As an out-of-court settlement method, ADR can be cost-effective, generally reduces delays, allows preservation of confidentiality and offers a binding decision which may then be enforced before the courts, if necessary. When international transactions are involved, international arbitration may also be considered. 

For the same reason, use of a foreign forum in order to obtain an enforceable decision is not necessary, but domestic courts would nonetheless permit the parties of a contract to, by mutual agreement, choose the law applicable to this contract, and select the court that will have jurisdiction over disputes. As a result, the parties’ written agreement to solve their business disputes in a foreign forum (i.e. under a foreign law or before a foreign court) would be applicable, provided that it does not contradict public policy.

Using foreign forums in order to obtain enforceable decisions against domestic debtors is rather unusual, though foreign decisions issued against foreign debtors may be enforced in New Zealand if the debtor has assets therein. As in most countries, the foreign decision must first be recognized through an exequatur procedure (under Part 23 of the High Court Rules) in order to become enforceable. The court would, for instance, verify whether the foreign court had jurisdiction to decide on the case, whether its decision is final and enforceable in the issuing jurisdiction and whether enforcement would be incompatible with public policy. In addition, the reciprocity factor implies that, unless the issuing country has a reciprocal recognition and enforcement treaty with New Zealand (as provided under the amended Reciprocal Enforcement of Judgments Act of 1934), the foreign decision would not be enforced automatically by domestic courts.
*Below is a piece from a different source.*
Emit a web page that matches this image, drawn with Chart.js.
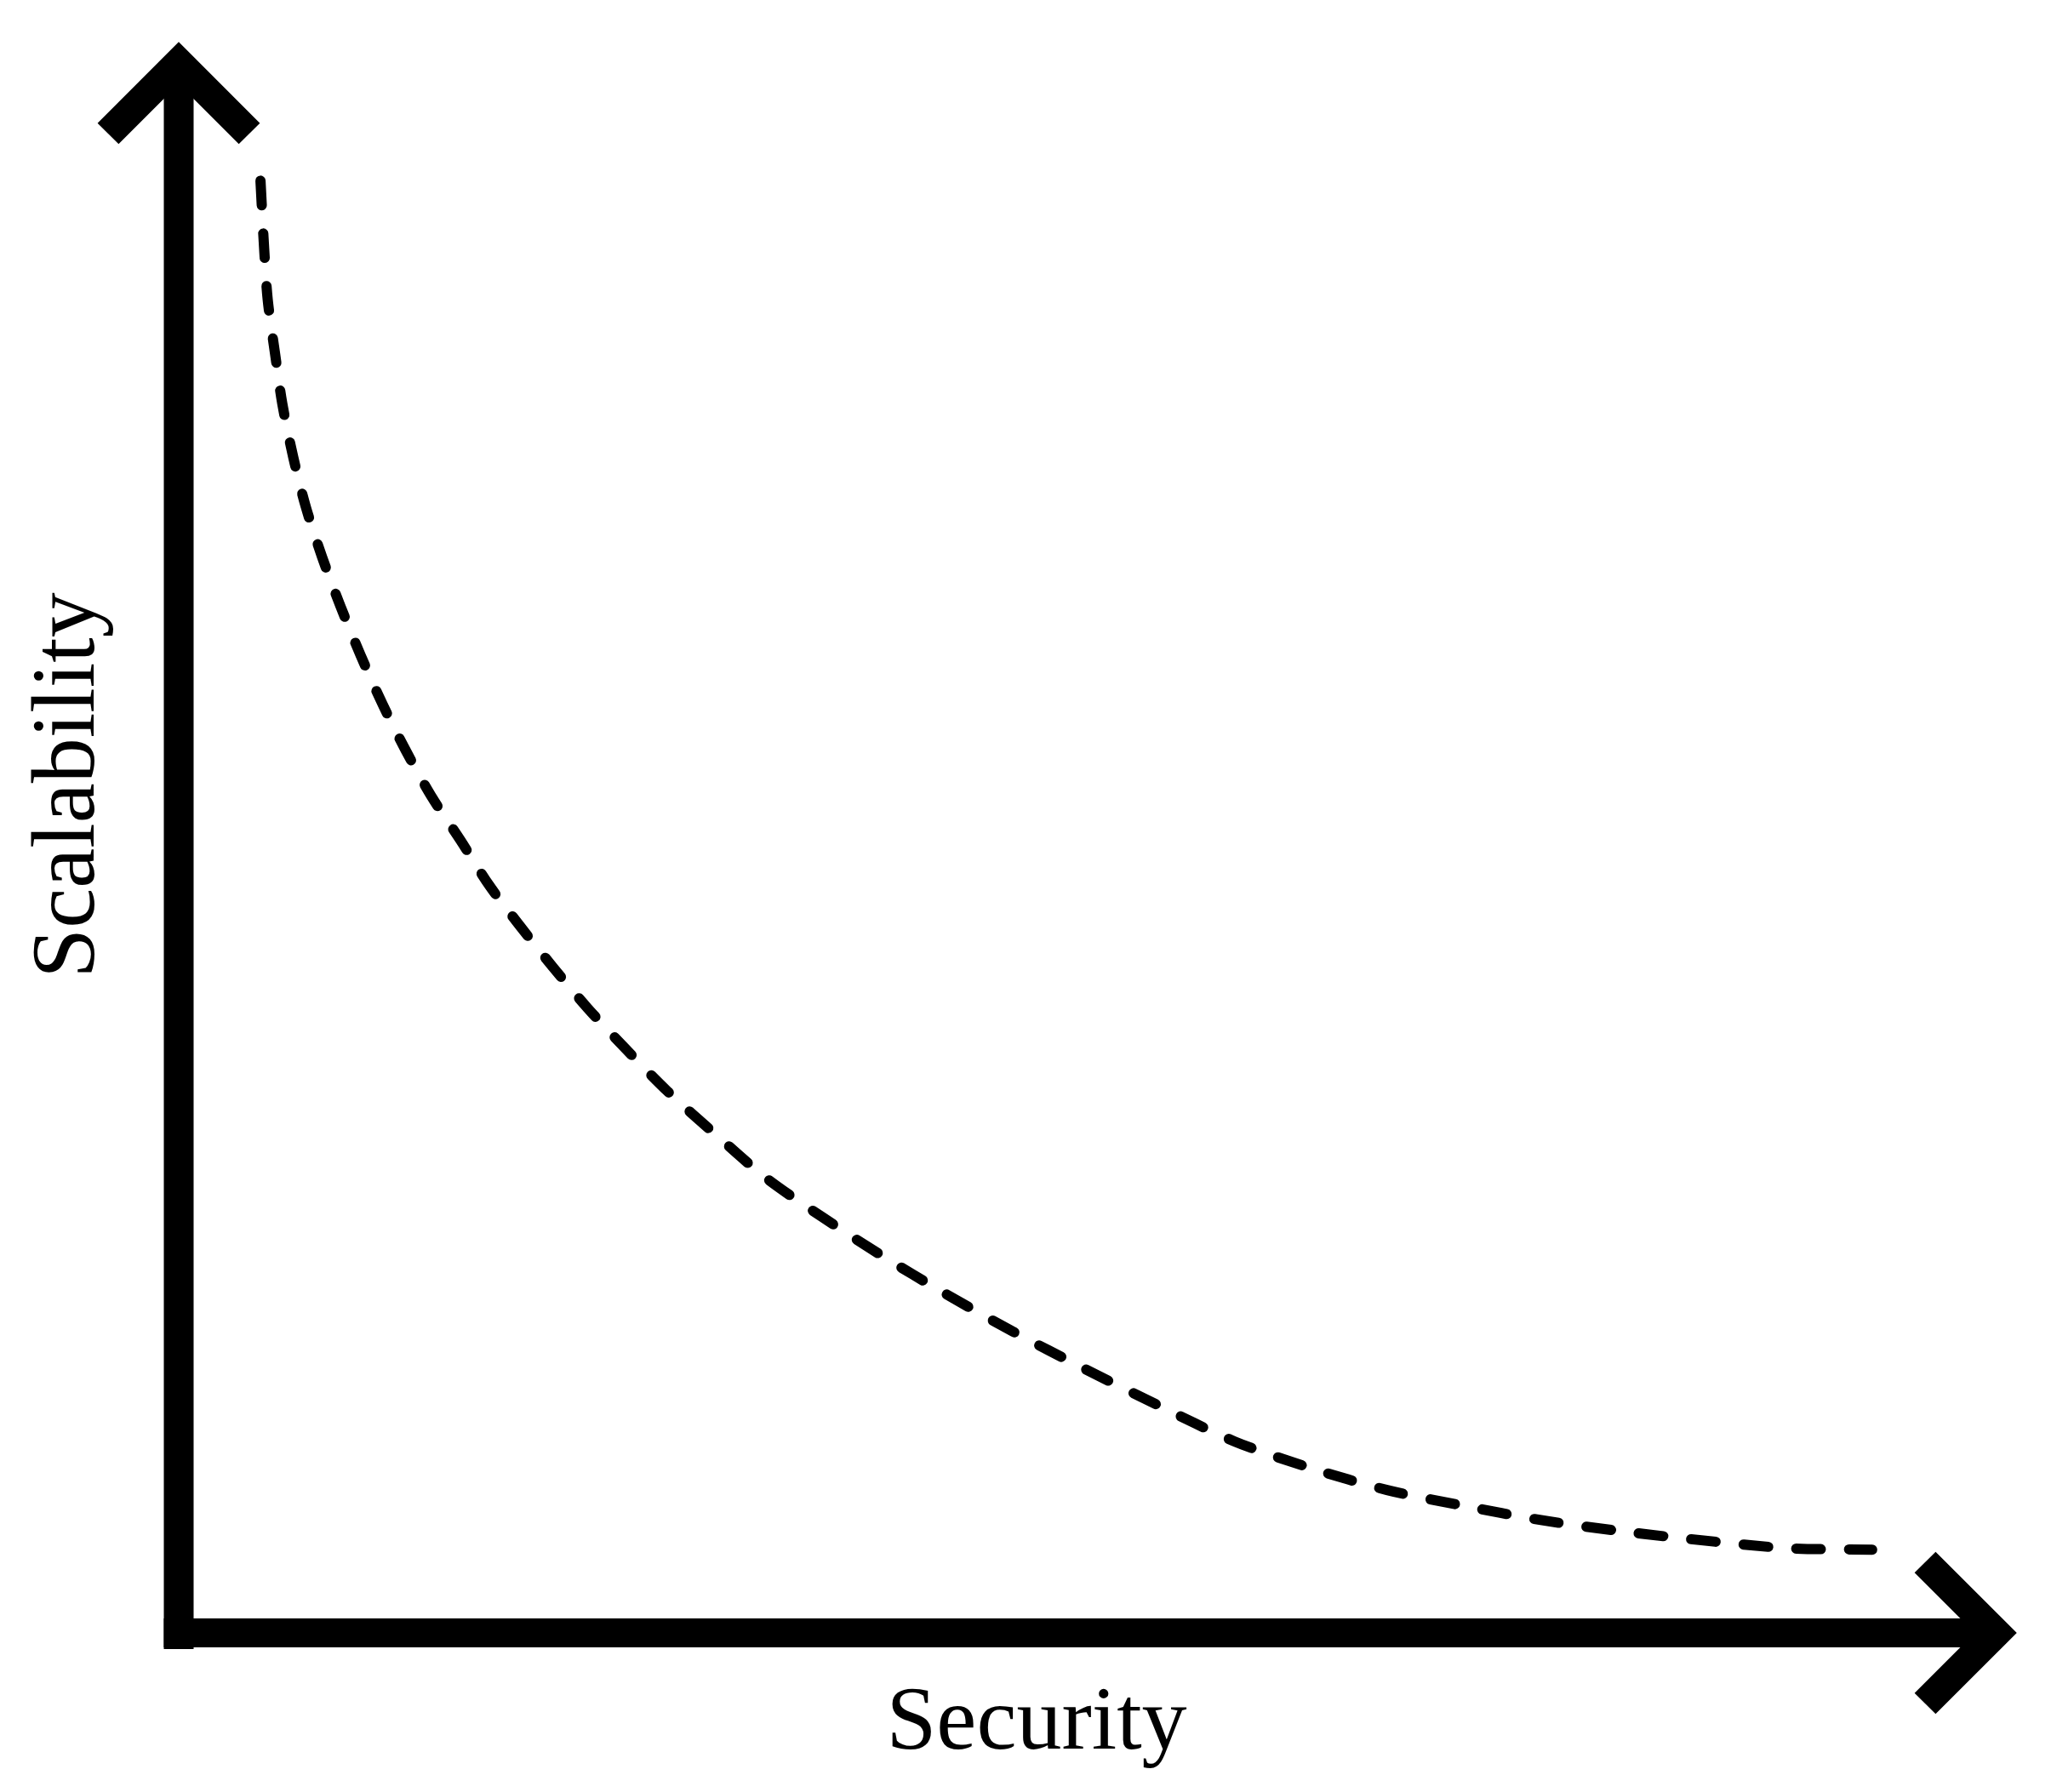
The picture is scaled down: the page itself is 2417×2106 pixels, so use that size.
<!DOCTYPE html>
<html>
<head>
<meta charset="utf-8">
<title>Scalability vs Security</title>
<script src="https://cdn.jsdelivr.net/npm/chart.js@4.4.1/dist/chart.umd.min.js"></script>
<style>
    html, body { margin: 0; padding: 0; background: #fff; }
    .chart-container { position: relative; width: 2417px; height: 2106px; }
</style>
</head>
<body>
<div class="chart-container">
    <canvas id="tradeoffChart"></canvas>
</div>
<script>
// Axis titles
const xAxisLabel = 'Security'
const yAxisLabel = 'Scalability'

// Trade-off curve (0-100 on both axes)
const securityValues = [4.5, 4.7, 4.9, 5.3, 5.7, 6.3, 7.0, 7.9, 8.9, 10.0, 11.2, 12.5, 13.9, 15.5, 17.1, 18.8,
    20.6, 22.5, 24.6, 26.9, 29.5, 32.3, 35.4, 38.6, 42.2, 45.9, 49.9, 53.9, 58.1, 62.3, 66.5, 70.7,
    74.9, 79.2, 83.8, 88.5, 93.2]
const scalabilityValues = [92.5, 88.2, 84.9, 81.5, 78.3, 74.9, 71.7, 68.5, 65.4, 62.3, 59.2, 56.2, 53.3, 50.5, 47.6, 45.0,
    42.4, 39.8, 37.2, 34.5, 31.8, 29.0, 26.5, 24.1, 21.6, 19.2, 16.8, 14.5, 12.2, 10.5, 9.1, 8.1,
    7.2, 6.5, 5.9, 5.4, 5.3]

// Draws the thick arrowed axes and the two axis titles
const arrowAxesPlugin = {
    id: 'arrowAxes',
    afterDraw(chart) {
        const ctx = chart.ctx
        const xScale = chart.scales.x
        const yScale = chart.scales.y
        const originX = xScale.getPixelForValue(0)
        const originY = yScale.getPixelForValue(0)
        const topY = yScale.getPixelForValue(100)
        const rightX = xScale.getPixelForValue(100)
        const armLength = 83

        ctx.save()
        ctx.strokeStyle = '#000'
        ctx.lineCap = 'butt'
        ctx.lineJoin = 'miter'

        // Vertical axis
        ctx.lineWidth = 35
        ctx.beginPath()
        ctx.moveTo(originX, originY + 19)
        ctx.lineTo(originX, topY)
        ctx.stroke()

        // Horizontal axis
        ctx.lineWidth = 34
        ctx.beginPath()
        ctx.moveTo(originX - 17.5, originY)
        ctx.lineTo(rightX, originY)
        ctx.stroke()

        // Arrow heads
        ctx.lineWidth = 35
        ctx.beginPath()
        ctx.moveTo(originX - armLength, topY + armLength)
        ctx.lineTo(originX, topY)
        ctx.lineTo(originX + armLength, topY + armLength)
        ctx.stroke()

        ctx.beginPath()
        ctx.moveTo(rightX - armLength, originY - armLength)
        ctx.lineTo(rightX, originY)
        ctx.lineTo(rightX - armLength, originY + armLength)
        ctx.stroke()

        // Axis titles
        ctx.fillStyle = '#000'
        ctx.font = '106px "Liberation Serif", serif'
        ctx.textAlign = 'center'
        ctx.textBaseline = 'alphabetic'
        ctx.fillText(xAxisLabel, 1218, 2055)

        ctx.translate(110, 923)
        ctx.rotate(-Math.PI / 2)
        ctx.fillText(yAxisLabel, 0, 0)
        ctx.restore()
    }
}

function initializeChart() {
    const points = securityValues.map((x, i) => ({ x: x, y: scalabilityValues[i] }))

    new Chart(document.getElementById('tradeoffChart'), {
        type: 'scatter',
        data: {
            datasets: [{
                label: 'Trade-off',
                data: points,
                showLine: true,
                borderColor: '#000',
                borderWidth: 12,
                borderDash: [29, 33],
                borderCapStyle: 'round',
                tension: 0.3,
                pointRadius: 0,
                clip: false
            }]
        },
        options: {
            responsive: true,
            maintainAspectRatio: false,
            devicePixelRatio: 1,
            animation: false,
            layout: {
                padding: { left: 210, right: 72, top: 74, bottom: 187 }
            },
            plugins: {
                legend: { display: false },
                tooltip: { enabled: false }
            },
            scales: {
                x: { type: 'linear', min: 0, max: 100, display: false },
                y: { type: 'linear', min: 0, max: 100, display: false }
            }
        },
        plugins: [arrowAxesPlugin]
    })
}

document.addEventListener('DOMContentLoaded', initializeChart)
</script>
</body>
</html>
In this situation, the claiming party would indeed be required to bring legal action before the court, requesting that enforcement is granted.
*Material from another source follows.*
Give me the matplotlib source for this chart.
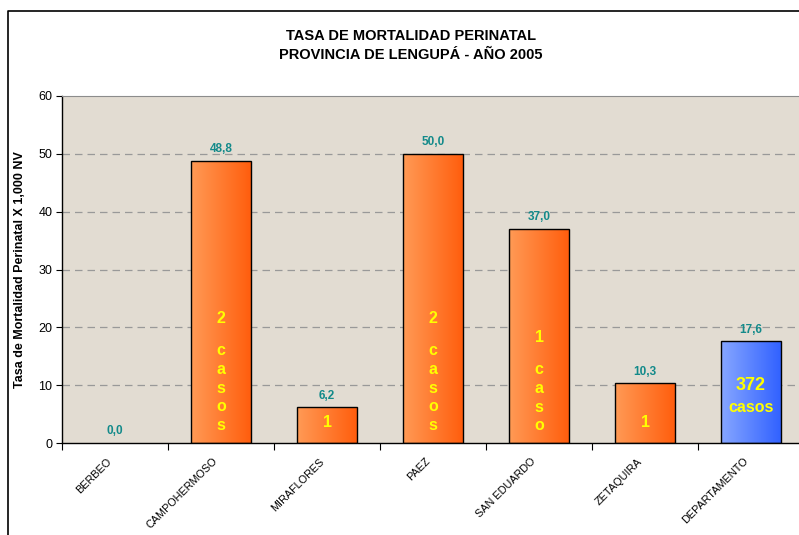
import numpy as np
import matplotlib
matplotlib.use('Agg')
from matplotlib import pyplot as plt
from matplotlib.colors import LinearSegmentedColormap
from matplotlib.lines import Line2D

plt.rcParams['font.family'] = ['Liberation Sans', 'DejaVu Sans']

municipios = ['BERBEO', 'CAMPOHERMOSO', 'MIRAFLORES', 'PAEZ', 'SAN EDUARDO', 'ZETAQUIRA', 'DEPARTAMENTO']
tasas = [0.0, 48.8, 6.2, 50.0, 37.0, 10.3, 17.6]
# texto dentro de cada barra: numero de casos y palabra
casos_num = ['', '2', '1', '2', '1', '1', '372']
casos_txt = ['', 'casos', '', 'casos', 'caso', '', 'casos']
# posiciones (en datos) de los textos internos
num_y = [0, 21.6, 3.5, 21.6, 18.3, 3.6, 9.9]
txt_y = [0, 9.5, 0, 9.5, 7.8, 0, 6.1]

W, H = 799, 535
fig = plt.figure(figsize=(W / 100, H / 100), dpi=100)

# axes en pixeles: izquierda 62, derecha ~804 (se corta), arriba 96, abajo 443
left, right, top, bottom = 62, 804, 96, 443
ax = fig.add_axes([left / W, 1 - bottom / H, (right - left) / W, (bottom - top) / H])
ax.set_facecolor('#E2DCD2')

n = len(municipios)
x = np.arange(n)

orange = LinearSegmentedColormap.from_list('og', ['#FF9A55', '#FF5E0E'])
blue = LinearSegmentedColormap.from_list('bl', ['#86A6FF', '#3262FF'])
grad = np.linspace(0, 1, 64).reshape(1, -1)

bw = 0.56
bars = ax.bar(x, tasas, width=bw, color='none', edgecolor='black', linewidth=1.0, zorder=3)
for i, b in enumerate(bars):
    if tasas[i] <= 0:
        b.set_linewidth(0)
        continue
    cm = blue if municipios[i] == 'DEPARTAMENTO' else orange
    im = ax.imshow(grad, cmap=cm, aspect='auto', zorder=2,
                   extent=[b.get_x(), b.get_x() + bw, 0, tasas[i]])
    im.set_clip_path(b)
ax.set_xlim(-0.5, n - 0.5)
ax.set_ylim(0, 60)

for i in range(n):
    ax.annotate(f'{tasas[i]:.1f}'.replace('.', ','), (x[i], tasas[i]),
                xytext=(0, 4), textcoords='offset points', ha='center', va='bottom',
                fontsize=8.5, fontweight='bold', color='#138A8A', zorder=5)
    is_dep = municipios[i] == 'DEPARTAMENTO'
    if casos_num[i]:
        ax.text(x[i], num_y[i], casos_num[i], ha='center', va='center',
                fontsize=13 if is_dep else 11.5, fontweight='bold', color='#FFFF00', zorder=5)
    if casos_txt[i]:
        word = casos_txt[i] if is_dep else '\n'.join(casos_txt[i])
        ax.text(x[i], txt_y[i], word, ha='center', va='center', linespacing=1.3,
                fontsize=11.5, fontweight='bold', color='#FFFF00', zorder=5)

# rejilla
ax.set_yticks(range(0, 61, 10))
for yv in range(10, 60, 10):
    ax.axhline(yv, color='#999999', linestyle=(0, (6, 4)), linewidth=0.9, zorder=1)
ax.tick_params(axis='y', labelsize=9, length=4, direction='out', pad=3)

ax.set_xticks(np.arange(-0.5, n - 0.5, 1.0))
ax.set_xticklabels([])
ax.tick_params(axis='x', length=5, direction='out')
for i in range(n):
    ax.annotate(municipios[i], (x[i], 0), xytext=(-6, -9.5), textcoords='offset points',
                rotation=45, rotation_mode='anchor', ha='right', va='top', fontsize=7.8)

ax.spines['right'].set_visible(False)
ax.spines['top'].set_color('#8C8C8C')
ax.spines['left'].set_linewidth(1.0)
ax.spines['bottom'].set_linewidth(1.0)

ax.set_ylabel('Tasa de Mortalidad Perinatal X 1,000 NV', fontsize=9, fontweight='bold')
ax.yaxis.set_label_coords(-(62 - 26) / (right - left), 0.5)

fig.text(411 / W, 1 - 36 / H, 'TASA DE MORTALIDAD PERINATAL', ha='center', va='center',
         fontsize=10.5, fontweight='bold')
fig.text(411 / W, 1 - 55 / H, 'PROVINCIA DE LENGUPÁ - AÑO 2005', ha='center', va='center',
         fontsize=10.5, fontweight='bold')

# borde del grafico
fig.add_artist(Line2D([8 / W, 8 / W, 1], [0, 1 - 11 / H, 1 - 11 / H], color='black', linewidth=1.2))

fig.savefig('out.png', dpi=100)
New Zealand is a signatory to the New York Convention on the Recognition and Enforcement of Foreign Arbitral Awards of 1958. Therefore, domestic courts also ought to recognize and enforce decisions rendered through international arbitration proceedings.

Insolvency is regulated under the Insolvency Act 2006 and is defined as the inability to pay one’s debts as they fall due. Bankruptcy only applies to natural persons while liquidation (or voluntary administration, receivership or controllership) refers to corporate insolvency. Several mechanisms aim at supporting companies in financial difficulty through rehabilitation plans. In September 2020 a compulsory licencing and registration regime for insolvency practitioners came into operation, and is regulated by New Zealand Institute of Chartered Accountants (NZICA) for domestic members of the Institute of Chartered Accountants of Australia and New Zealand (CA ANZ). The Registrar has also approved RITANZ (Restructuring Insolvency & Turnaround Association of New Zealand) as a recognised body under the Act The reform saw the development of a searchable register of eligible practitioners available publicly available from the Companies Office.
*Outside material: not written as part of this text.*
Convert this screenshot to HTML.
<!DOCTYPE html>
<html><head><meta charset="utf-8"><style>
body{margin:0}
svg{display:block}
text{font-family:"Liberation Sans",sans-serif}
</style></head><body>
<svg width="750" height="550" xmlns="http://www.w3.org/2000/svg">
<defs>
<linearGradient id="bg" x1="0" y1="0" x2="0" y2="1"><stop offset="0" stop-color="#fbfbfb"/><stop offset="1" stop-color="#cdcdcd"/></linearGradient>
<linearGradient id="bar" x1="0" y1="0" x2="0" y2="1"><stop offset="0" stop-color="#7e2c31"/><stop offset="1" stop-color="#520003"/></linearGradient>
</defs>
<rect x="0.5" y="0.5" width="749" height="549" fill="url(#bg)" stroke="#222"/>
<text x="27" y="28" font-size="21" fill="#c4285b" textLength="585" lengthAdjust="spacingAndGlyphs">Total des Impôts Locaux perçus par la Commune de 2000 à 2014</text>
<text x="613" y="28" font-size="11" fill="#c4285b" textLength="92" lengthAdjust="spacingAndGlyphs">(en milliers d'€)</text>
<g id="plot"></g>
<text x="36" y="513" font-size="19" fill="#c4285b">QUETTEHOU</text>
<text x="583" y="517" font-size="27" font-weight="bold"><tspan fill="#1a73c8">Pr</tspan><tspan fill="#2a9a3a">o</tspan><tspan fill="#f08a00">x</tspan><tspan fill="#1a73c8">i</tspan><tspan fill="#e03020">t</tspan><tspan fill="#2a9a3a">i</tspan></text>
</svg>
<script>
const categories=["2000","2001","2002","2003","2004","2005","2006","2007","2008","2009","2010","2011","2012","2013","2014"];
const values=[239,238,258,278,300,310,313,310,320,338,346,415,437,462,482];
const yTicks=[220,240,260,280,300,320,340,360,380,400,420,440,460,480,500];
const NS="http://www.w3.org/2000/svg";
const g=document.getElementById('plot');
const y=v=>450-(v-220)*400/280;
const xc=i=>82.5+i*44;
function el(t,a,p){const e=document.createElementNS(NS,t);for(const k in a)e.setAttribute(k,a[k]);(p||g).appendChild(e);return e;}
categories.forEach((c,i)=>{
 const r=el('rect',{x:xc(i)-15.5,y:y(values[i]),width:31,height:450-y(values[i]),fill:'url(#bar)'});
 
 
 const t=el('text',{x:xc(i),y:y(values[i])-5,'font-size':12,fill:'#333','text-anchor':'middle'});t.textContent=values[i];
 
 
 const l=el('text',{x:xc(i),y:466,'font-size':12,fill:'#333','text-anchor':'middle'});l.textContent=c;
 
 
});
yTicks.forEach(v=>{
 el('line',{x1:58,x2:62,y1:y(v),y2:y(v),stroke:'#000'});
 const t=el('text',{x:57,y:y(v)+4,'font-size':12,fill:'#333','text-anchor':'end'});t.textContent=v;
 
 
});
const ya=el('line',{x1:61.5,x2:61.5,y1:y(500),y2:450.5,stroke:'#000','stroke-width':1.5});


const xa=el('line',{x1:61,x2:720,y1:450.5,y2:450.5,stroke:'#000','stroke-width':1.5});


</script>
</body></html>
Informal out-of-court proceedings may be conducted so as to reach a Statutory Compromise (under the Companies Act 1993), but all creditors would need to agree to and execute a Deed so that only one creditor could well overturn such an arrangement. Unlike a Deed of Company Agreement (DOCA), the creditors would have no protection against unfair preference claims by any later liquidator.

Voluntary Administration is a relatively new rehabilitation scheme in New Zealand, inspired by Australian insolvency law. Regulated under the Companies (Voluntary Administration) Regulations 2007 (reprinted in 2012), It consists in negotiating a debt resettlement (or write-off) with creditors of order to allow continuation when the core business is still viable. The company is temporarily managed by an administrator (often a chartered accountant and/or a member of Restructuring Insolvency & Turnaround Association of New Zealand) and a moratorium is placed on the company’s debt repayment obligations while an agreement is reached in the creditors’ meeting. The administrator must present a restructuration proposal which, if approved, becomes the new Deed of Company Agreement (DOCA) ruling the company. The law, however, provides no limitation as to how much of the debt may be written off. Strict time limits apply to the moratorium protection, and if agreement cannot be reached, the company goes into liquidation.

Liquidation may be commenced upon demand of both the debtor (voluntary liquidation) and creditors (mandatory liquidation). The proceedings are usually conducted by an official assignee or by a private sector liquidator (often a chartered accountant and/or member of Restructuring Insolvency & Turnaround Association of New Zealand). The company is closed down and the proceeds of the sales are distributed to the creditors according to their respective pre-insolvency entitlements.

Alternatively, receivership proceedings (as regulated under the Receiverships Act of 1993) may be set up in order to realize the rights of certain secured creditors (with a debenture containing the terms of a loan to the company and defining the assets which secure the loan) over specific assets of the debtor company.

Priority rules normally apply while distributing the proceeds to the creditors (under the Companies Act of 1993), but in practice the proceeds of the liquidation would be distributed as follows. They would first compensate for secured creditors (such as the owners of registered Retention of Title rights, the providers of fresh money during rehabilitation proceedings, etc.), for the various fees flowing from the insolvency proceedings, and for the various costs awarded by the court to the creditors. Employees’ claims would also be paid for (up to a certain point). The proceeds would finally compensate preferential tax creditors, leaving the remaining proceeds to unsecured creditors (5% to 10% on average).

Liquidators are usually entitled to request the court to cancel certain transactions concluded prior to the insolvency proceedings. In particular, any measure taken by the debtor deemed detrimental to the creditors would typically be void. The clawback period was reduced to six months prior to liquidation in 2020 by a planned fast track change to the law regime.

Insolvency proceedings in New Zealand last for 12-18 months on average, though higher complexity matters may take several years to unwind.